Modern economic analysis suggests that in today’s highly integrated global economy, the impacts of trade disruption can spread more quickly and extensively than in previous eras. Global supply chains, international financial markets, and multinational corporate structures create channels through which trade shocks can propagate throughout the economic system.
This interconnectedness amplifies the direct and indirect effects of significant trade policy changes, potentially leading to the economic crisis that Ackman’s “nuclear winter” metaphor evokes.
Conclusion
Bill Ackman’s warning about a potential “economic nuclear winter” resulting from President Trump’s sweeping tariff policies highlights significant concerns about the economic direction of the United States.
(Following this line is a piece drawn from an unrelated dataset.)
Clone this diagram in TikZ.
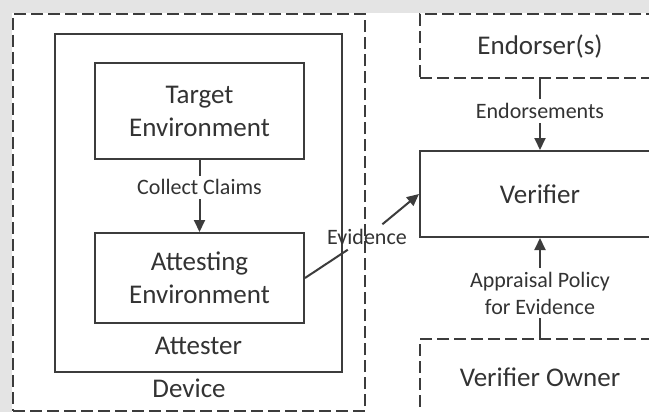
\documentclass[tikz,border=0pt]{standalone}
\usepackage{fontspec}
\setmainfont{Carlito}
\usepackage{tikz}
\usetikzlibrary{arrows.meta,positioning}
\definecolor{linegrey}{HTML}{3C3C3C}
\definecolor{textgrey}{HTML}{333333}
\definecolor{bggrey}{HTML}{E4E4E4}

\begin{document}
\begin{tikzpicture}[x=0.5pt,y=-0.5pt,->,>={Triangle[length=6pt,width=5.5pt]},
                    color=linegrey,line width=1pt,
                    solidbox/.style={draw=linegrey,line width=1pt,align=center,text=textgrey,
                                     font=\fontsize{13.5}{16.5}\selectfont},
                    dashbox/.style={solidbox,dash pattern=on 6pt off 2.5pt},
                    tag/.style={text=textgrey,inner sep=2pt,font=\fontsize{13.5}{16.5}\selectfont},
                    lbl/.style={fill=white,text=textgrey,inner sep=2pt,align=center,
                                font=\fontsize{11}{13.5}\selectfont}]

    \useasboundingbox (0,0) rectangle (649,412);
    \clip (0,0) rectangle (649,412);
    \fill[white] (0,0) rectangle (649,412);
    \fill[bggrey] (0,0) rectangle (649,13);
    \fill[bggrey] (0,0) rectangle (12,412);

    \node[dashbox, minimum width=176pt, minimum height=198.5pt] (device) at (189,212.5) {};
    \node[tag] (devicelbl) at (189,388) {Device};
    \node[solidbox, minimum width=143.5pt, minimum height=169pt] (attester) at (198.5,203) {};
    \node[tag] (attesterlbl) at (198.5,346) {Attester};

    \node[solidbox, minimum width=104.5pt, minimum height=48pt] (target) at (199.5,111) {Target\\Environment};
    \node[solidbox, minimum width=104.5pt, minimum height=45pt] (attesting) at (199.5,278) {Attesting\\Environment};

    \node[dashbox, minimum width=120pt, minimum height=32pt] (endorser) at (540,46) {Endorser(s)};
    \node[solidbox, minimum width=120pt, minimum height=43pt] (verifier) at (540,194) {Verifier};
    \node[dashbox, minimum width=120pt, minimum height=38pt] (owner) at (540,377) {Verifier Owner};

    \node[lbl, fill=none] (evidence) at (367,237) {Evidence};

    \begin{scope}
      \path (target)   edge node[lbl, pos=0.38] {Collect Claims} (attesting)
            (endorser) edge node[lbl, pos=0.45] {Endorsements} (verifier)
            (owner)    edge node[lbl, pos=0.45] {Appraisal Policy\\for Evidence} (verifier)
            (attesting.east) edge[-] (evidence)
            (evidence) edge (verifier.west);
    \end{scope}
\end{tikzpicture}
\end{document}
As a prominent investor and Trump supporter, Ackman’s alarm carries particular weight, suggesting that economic concerns about the tariff approach transcend political allegiances. His call for a 90-day timeout on tariff implementation reflects the situation's urgency and the belief that there is still an opportunity to reconsider the approach before severe economic damage occurs.
The comprehensive nature of the tariff policies—affecting more than 180 countries with varying rates—creates unprecedented uncertainty for businesses and markets.
Ackman’s warning emphasizes that beyond the direct costs of the tariffs themselves, the broader impact on business confidence and investment could trigger far-reaching economic consequences.
As the situation develops, policymakers face critical decisions about whether to proceed with the current approach or consider adjustments that might address trade concerns while minimizing economic disruption.
The coming weeks may prove crucial in determining whether Ackman’s dire warning proves prophetic or adjustments to the trading strategy can avert the economic crisis he foresees.
The good news is President Trump has paused the tariffs for 90 days for all countries except China. FAF has been predicting the same.